The important point here is that “policy matter” is broadly defined under section 11(5) to include “the creation, design, establishment, redesign or modification of a program, project or other initiative”, including the terms of the program, eligibility for it and how long it will last; all aspects of funding a program; its implementation and its termination. In case this list (more specific than these general terms) does not cover whatever may occur, the definition also includes decisions about the program made through regulation and “any other policy matter that may be prescribed”.
Subsection 11(7) of the CLPA is explicit that a claim relating to government policy may not be brought against the Crown. Furthermore, the legislation is retroactive: an existing proceeding now barred under the new statute “is deemed to have been dismissed, without costs, on the day on which the cause of action is extinguished” by the provisions of the new statute (CLPA, ss.11(8)).
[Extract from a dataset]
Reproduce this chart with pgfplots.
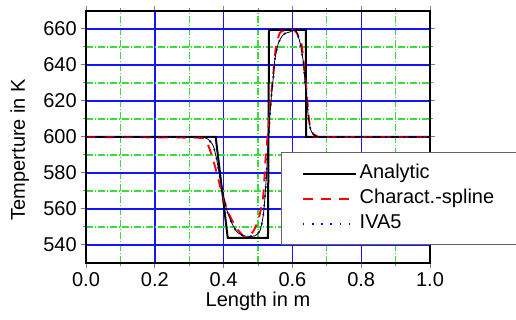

Citizens seeking to bring an action against the Crown are disadvantaged by the CLPA in other ways. For example, leave of the court is required to bring a claim and the application for leave must include “an affidavit setting out a concise statement of the material facts on which the plaintiff intends to rely for the claim”, along with all relevant documents over which the individual has control. However, the Crown can choose whether to provide the individual with a statement of facts on which it intends to rely in its defence and is not subject to discovery. (CLPA, s.17).
The changes to the provision of legal aid and class proceeding and the significant constraints imposed on suing the provincial government all diminish or threaten to diminish access to justice for Ontario residents. Because the CLPA operates retroactively, it will terminate ongoing class action lawsuits.
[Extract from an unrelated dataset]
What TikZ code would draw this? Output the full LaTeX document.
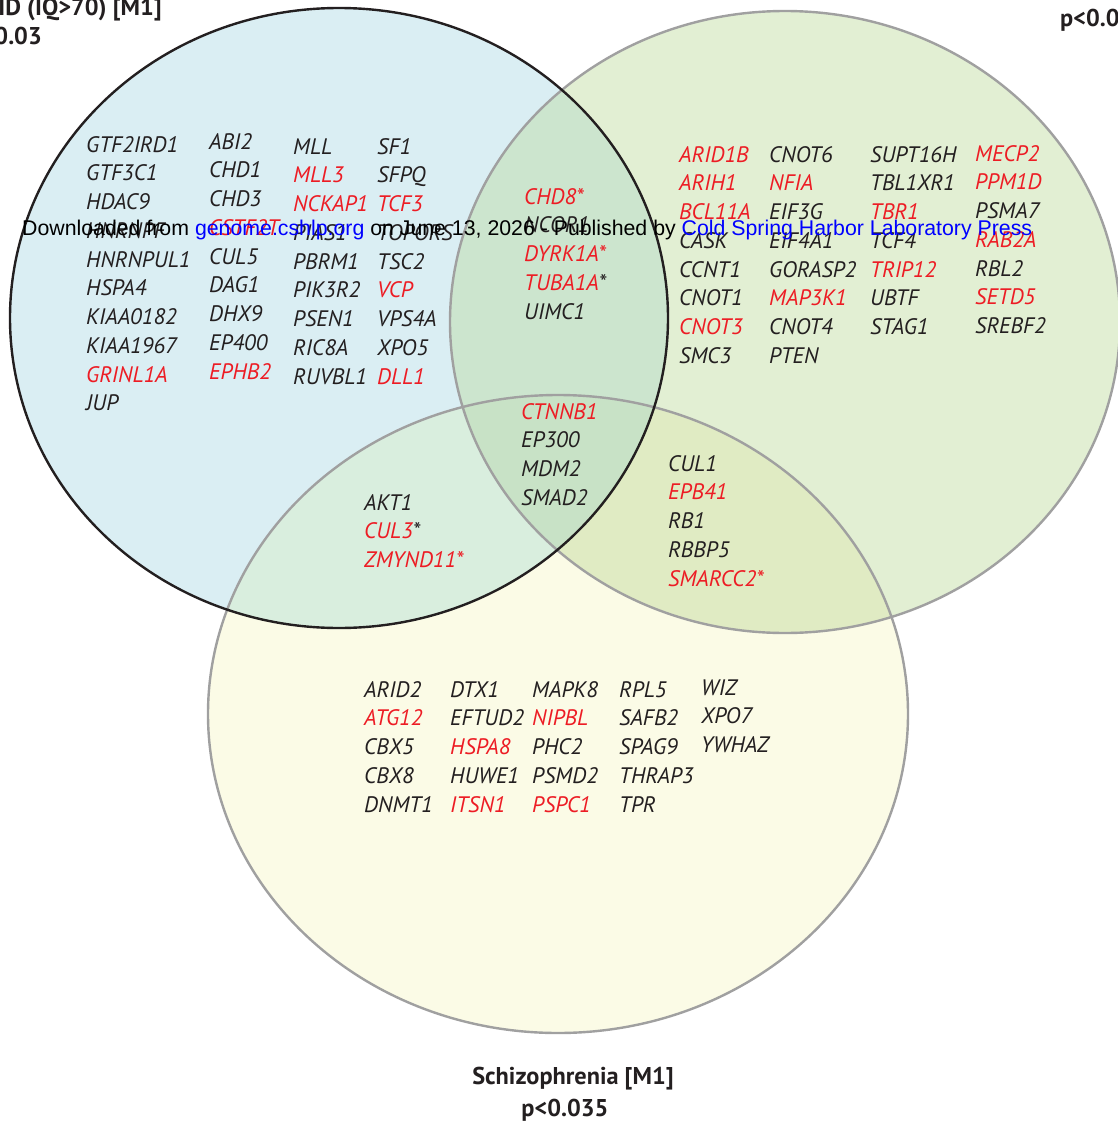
\documentclass[tikz,border=0pt]{standalone}
\usepackage{fontspec}
\setmainfont{PT Sans}
\newfontfamily\wmfont{Liberation Sans}
\definecolor{cL}{HTML}{DAEEF3}
\definecolor{cR}{HTML}{E2EFD3}
\definecolor{cB}{HTML}{FBFBE6}
\definecolor{cLR}{HTML}{CCE5CE}
\definecolor{cLB}{HTML}{D9EEDE}
\definecolor{cRB}{HTML}{E0EBC3}
\definecolor{cLRB}{HTML}{C8E2C6}
\definecolor{gred}{HTML}{ED1C24}
\definecolor{gblack}{HTML}{231F20}
\definecolor{ringgray}{HTML}{A0A0A0}
\definecolor{wmblue}{HTML}{0000FF}
\newcommand\rd[1]{\textcolor{gred}{#1}}
\newcommand\genecol[4]{%
  \foreach \t [count=\i] in {#4} {\node[gene] (#1\i) at (#2, {#3+(\i-1)*28.75}) {\t};}}
\def\Lshape{(339,318) ellipse [x radius=329pt, y radius=310pt]}
\def\Rshape{(785,322) ellipse [x radius=335pt, y radius=311pt]}
\def\Bshape{(558,714) ellipse [x radius=350pt, y radius=319pt]}
\tikzset{
  gene/.style={anchor=base west, inner sep=0pt, font=\fontsize{22.4}{22.4}\selectfont\itshape, text=gblack},
  title/.style={inner sep=0pt, font=\fontsize{24.3}{24.3}\selectfont\bfseries, text=gblack},
  graysetline/.style={draw=ringgray, line width=2.4pt},
  blacksetline/.style={draw=gblack, line width=2.4pt}
}
\begin{document}
\begin{tikzpicture}[x=1pt,y=-1pt]
\useasboundingbox (0,0) rectangle (1118,1124);
\fill[white] (0,0) rectangle (1118,1124);
% fills
\fill[cR] \Rshape;
\fill[cB] \Bshape;
\fill[cL] \Lshape;
\begin{scope}
  \clip \Lshape;
  \fill[cLR] \Rshape;
  \fill[cLB] \Bshape;
\end{scope}
\begin{scope}
  \clip \Rshape;
  \fill[cRB] \Bshape;
\end{scope}
\begin{scope}
  \clip \Lshape;
  \clip \Rshape;
  \fill[cLRB] \Bshape;
\end{scope}
% outlines
\path[graysetline] \Rshape;
\path[graysetline] \Bshape;
\path[blacksetline] \Lshape;
% titles
\node[title, anchor=base east] (tL1) at (162,16) {ID (IQ>70) [M1]};
\node[title, anchor=base east] (tL2) at (42,45) {0.03};
\node[title, anchor=base west] (tR2) at (1060,27) {p<0.0};
\node[title, anchor=base] (tB1) at (573,1084) {Schizophrenia [M1]};
\node[title, anchor=base] (tB2) at (565,1116) {p<0.035};
% left only
\genecol{La}{86}{152}{GTF2IRD1,GTF3C1,HDAC9,HNRNPF,HNRNPUL1,HSPA4,KIAA0182,KIAA1967,\rd{GRINL1A},JUP}
\genecol{Lb}{209}{149}{ABI2,CHD1,CHD3,\rd{CSTF2T},CUL5,DAG1,DHX9,EP400,\rd{EPHB2}}
\genecol{Lc}{293}{154}{MLL,\rd{MLL3},\rd{NCKAP1},PIAS1,PBRM1,PIK3R2,PSEN1,RIC8A,RUVBL1}
\genecol{Ld}{377}{154}{SF1,SFPQ,\rd{TCF3},TOPORS,TSC2,\rd{VCP},VPS4A,XPO5,\rd{DLL1}}
% left and right
\genecol{LR}{524}{204}{\rd{CHD8*},NCOR1,\rd{DYRK1A*},\rd{TUBA1A}*,UIMC1}
% right only
\genecol{Ra}{679}{162}{\rd{ARID1B},\rd{ARIH1},\rd{BCL11A},CASK,CCNT1,CNOT1,\rd{CNOT3},SMC3}
\genecol{Rb}{769}{162}{CNOT6,\rd{NFIA},EIF3G,EIF4A1,GORASP2,\rd{MAP3K1},CNOT4,PTEN}
\genecol{Rc}{870}{162}{SUPT16H,TBL1XR1,\rd{TBR1},TCF4,\rd{TRIP12},UBTF,STAG1}
\genecol{Rd}{975}{161}{\rd{MECP2},\rd{PPM1D},PSMA7,\rd{RAB2A},RBL2,\rd{SETD5},SREBF2}
% all three
\genecol{LRB}{521}{419}{\rd{CTNNB1},EP300,MDM2,SMAD2}
% left and bottom
\genecol{LB}{364}{510}{AKT1,\rd{CUL3}*,\rd{ZMYND11*}}
% right and bottom
\genecol{RB}{668}{471}{CUL1,\rd{EPB41},RB1,RBBP5,\rd{SMARCC2*}}
% bottom only
\genecol{Ba}{364}{697}{ARID2,\rd{ATG12},CBX5,CBX8,DNMT1}
\genecol{Bb}{450}{697}{DTX1,EFTUD2,\rd{HSPA8},HUWE1,\rd{ITSN1}}
\genecol{Bc}{532}{697}{MAPK8,\rd{NIPBL},PHC2,PSMD2,\rd{PSPC1}}
\genecol{Bd}{619}{697}{RPL5,SAFB2,SPAG9,THRAP3,TPR}
\genecol{Be}{701}{695}{WIZ,XPO7,YWHAZ}
% watermark
\node[anchor=base west, inner sep=0pt, font=\wmfont\fontsize{21.3}{21.3}\selectfont, text=black] (wm) at (22,235)
  {Downloaded from \textcolor{wmblue}{genome.cshlp.org} on June 13, 2026 - Published by \textcolor{wmblue}{Cold Spring Harbor Laboratory Press}};
\end{tikzpicture}
\end{document}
Although LASA, 1998 is vulnerable to reduction in services (and legal aid has always been vulnerable to decreases in funding), it reflected a greater appreciation for the relationship of persons with low income and the legal system; LASA, 2019 reflects a more nebulous understanding and response to that relationship, more easily diminished because of the discretion permitted LAO and the large scope of authority given to the Attorney General to make regulations, more easily and potentially quietly accomplished than amendments to legislation.
The change in the standard for certification of a class action (something different from interpreting the current standard more rigorously) means it will be harder for groups of Ontarians to seek remedies when they cannot easily bring a lawsuit as individuals. The CLPA is clearly meant to pose barriers to suing government and to ending cases already in the system.
What is common to all of these is that they involve potential proceedings against government (as well as others). Many, although not all, legal aid cases involve government programs; class actions are often directed at government wrongdoing; the CLPA is, of course, entirely about procedings against the Crown. It is not uncommon for governments to enact legislation or provisions in legislation that make it difficult to sue government one way or another. In all these cases, however, government has restricted existing access to justice for ordinary citizens (or at least has made it possible to restrict it), making it more difficult potentially for people to achieve government assistance and explicitly erecting barriers to holding government to account.
With regard to sections 11(1) and (4) as quoted above, in a situation such as that which the community of Walkerton experienced, could these sections withstand constitutional scrutiny?